STATED TASK: Reproduce the listing below word for word, with no pictures.

SOURCE MATERIAL:
--*--
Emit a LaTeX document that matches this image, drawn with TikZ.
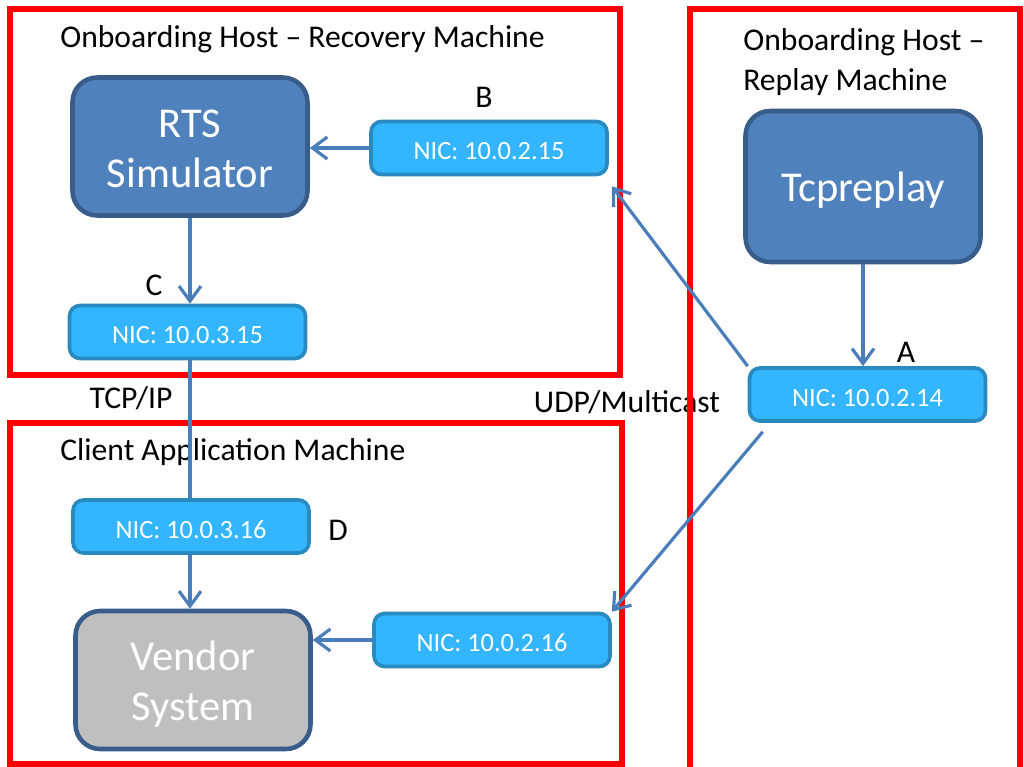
\documentclass[tikz,border=0pt]{standalone}
\usepackage{fontspec}
\setmainfont{Carlito}
\usetikzlibrary{arrows.meta}
\definecolor{hostred}{RGB}{255,0,0}
\definecolor{appfill}{RGB}{79,129,189}
\definecolor{appborder}{RGB}{56,93,138}
\definecolor{nicfill}{RGB}{51,181,255}
\definecolor{nicborder}{RGB}{41,138,192}
\definecolor{vendorfill}{RGB}{191,191,191}
\definecolor{edgeblue}{RGB}{74,126,187}

\begin{document}
\begin{tikzpicture}[x=0.02cm,y=-0.02cm]
\tikzset{host/.style = {draw=hostred, line width=3.3pt}}
\tikzset{nic/.style = {shape=rectangle, rounded corners=6pt, draw=nicborder, fill=nicfill, line width=2.1pt, minimum width=4.72cm, minimum height=1.06cm, text=white, text height=13.6pt, text depth=0pt, font=\fontsize{15}{18}\selectfont}}
\tikzset{app/.style = {shape=rectangle, rounded corners=14pt, draw=appborder, fill=appfill, line width=2.6pt, minimum width=4.7cm, minimum height=2.76cm, text=white, align=center, text height=47pt, text depth=0pt, font=\fontsize{24.2}{28.5}\selectfont}}
\tikzset{tag/.style = {inner sep=0pt, font=\fontsize{18}{22.7}\selectfont}}
\tikzset{edge/.style = {-{Straight Barb[length=8.5pt,width=12.5pt]}, draw=edgeblue, line width=1.8pt}}
\useasboundingbox (0,0) rectangle (1024,767);

% titles and labels
\node[tag,anchor=base west] (trec) at (60,48) {Onboarding Host -- Recovery Machine};
\node[tag,anchor=north west,align=left] (trep) at (743,28) {Onboarding Host --\\Replay Machine};
\node[tag,anchor=base west] (tcli) at (60,460) {Client Application Machine};
\node[tag,anchor=base] (lb) at (484,108) {B};
\node[tag,anchor=base] (lc) at (154,295) {C};
\node[tag,anchor=base] (la) at (906,362) {A};
\node[tag,anchor=base] (ld) at (338,540) {D};
\node[tag,anchor=base] (ltcp) at (131,408) {TCP/IP};
\node[tag,anchor=base] (ludp) at (627,412) {UDP/Multicast};

% machines
\draw[host] (10,9) rectangle (620,375);
\draw[host] (690,9) rectangle (1020,780);
\draw[host] (10,423) rectangle (622,764);

% vertices
\node[app] (rts) at (190,146.5) {RTS\\Simulator};
\node[nic] (nicb) at (489,148) {NIC: 10.0.2.15};
\node[nic] (nicc) at (187.5,332) {NIC: 10.0.3.15};
\node[app,minimum height=3.02cm,text height=17.6pt] (tcp) at (863,186.5) {Tcpreplay};
\node[nic] (nica) at (867.5,394.5) {NIC: 10.0.2.14};
\node[nic] (nicd) at (191,526.5) {NIC: 10.0.3.16};
\node[app,fill=vendorfill,text height=46.5pt] (vendor) at (193,680) {Vendor\\System};
\node[nic] (nice) at (492,640) {NIC: 10.0.2.16};

% edges
\draw[edge] (nicb) -- (rts.east |- nicb);
\draw[edge] (rts.south) -- (rts.south |- nicc.north);
\draw[edge,-] (nicc.south -| rts) -- (rts |- nicd.north);
\draw[edge] (nicd.south -| rts) -- (rts |- vendor.north);
\draw[edge] (nice) -- (vendor.east |- nice);
\draw[edge] (tcp.south) -- (tcp.south |- nica.north);
\draw[edge] (nica.north west) -- ([shift={(3,10)}]nicb.south east);
\draw[edge] ([shift={(15,9)}]nica.south west) -- (nice.north east);

\end{tikzpicture}
\end{document}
--*--
TASK ANSWER:
Emit a LaTeX document that matches this image, drawn with TikZ.
\documentclass[tikz,border=0pt]{standalone}
\usepackage{fontspec}
\setmainfont{Carlito}
\usetikzlibrary{arrows.meta}
\definecolor{hostred}{RGB}{255,0,0}
\definecolor{appfill}{RGB}{79,129,189}
\definecolor{appborder}{RGB}{56,93,138}
\definecolor{nicfill}{RGB}{51,181,255}
\definecolor{nicborder}{RGB}{41,138,192}
\definecolor{vendorfill}{RGB}{191,191,191}
\definecolor{edgeblue}{RGB}{74,126,187}

\begin{document}
\begin{tikzpicture}[x=0.02cm,y=-0.02cm]
\tikzset{host/.style = {draw=hostred, line width=3.3pt}}
\tikzset{nic/.style = {shape=rectangle, rounded corners=6pt, draw=nicborder, fill=nicfill, line width=2.1pt, minimum width=4.72cm, minimum height=1.06cm, text=white, text height=13.6pt, text depth=0pt, font=\fontsize{15}{18}\selectfont}}
\tikzset{app/.style = {shape=rectangle, rounded corners=14pt, draw=appborder, fill=appfill, line width=2.6pt, minimum width=4.7cm, minimum height=2.76cm, text=white, align=center, text height=47pt, text depth=0pt, font=\fontsize{24.2}{28.5}\selectfont}}
\tikzset{tag/.style = {inner sep=0pt, font=\fontsize{18}{22.7}\selectfont}}
\tikzset{edge/.style = {-{Straight Barb[length=8.5pt,width=12.5pt]}, draw=edgeblue, line width=1.8pt}}
\useasboundingbox (0,0) rectangle (1024,767);

% titles and labels
\node[tag,anchor=base west] (trec) at (60,48) {Onboarding Host -- Recovery Machine};
\node[tag,anchor=north west,align=left] (trep) at (743,28) {Onboarding Host --\\Replay Machine};
\node[tag,anchor=base west] (tcli) at (60,460) {Client Application Machine};
\node[tag,anchor=base] (lb) at (484,108) {B};
\node[tag,anchor=base] (lc) at (154,295) {C};
\node[tag,anchor=base] (la) at (906,362) {A};
\node[tag,anchor=base] (ld) at (338,540) {D};
\node[tag,anchor=base] (ltcp) at (131,408) {TCP/IP};
\node[tag,anchor=base] (ludp) at (627,412) {UDP/Multicast};

% machines
\draw[host] (10,9) rectangle (620,375);
\draw[host] (690,9) rectangle (1020,780);
\draw[host] (10,423) rectangle (622,764);

% vertices
\node[app] (rts) at (190,146.5) {RTS\\Simulator};
\node[nic] (nicb) at (489,148) {NIC: 10.0.2.15};
\node[nic] (nicc) at (187.5,332) {NIC: 10.0.3.15};
\node[app,minimum height=3.02cm,text height=17.6pt] (tcp) at (863,186.5) {Tcpreplay};
\node[nic] (nica) at (867.5,394.5) {NIC: 10.0.2.14};
\node[nic] (nicd) at (191,526.5) {NIC: 10.0.3.16};
\node[app,fill=vendorfill,text height=46.5pt] (vendor) at (193,680) {Vendor\\System};
\node[nic] (nice) at (492,640) {NIC: 10.0.2.16};

% edges
\draw[edge] (nicb) -- (rts.east |- nicb);
\draw[edge] (rts.south) -- (rts.south |- nicc.north);
\draw[edge,-] (nicc.south -| rts) -- (rts |- nicd.north);
\draw[edge] (nicd.south -| rts) -- (rts |- vendor.north);
\draw[edge] (nice) -- (vendor.east |- nice);
\draw[edge] (tcp.south) -- (tcp.south |- nica.north);
\draw[edge] (nica.north west) -- ([shift={(3,10)}]nicb.south east);
\draw[edge] ([shift={(15,9)}]nica.south west) -- (nice.north east);

\end{tikzpicture}
\end{document}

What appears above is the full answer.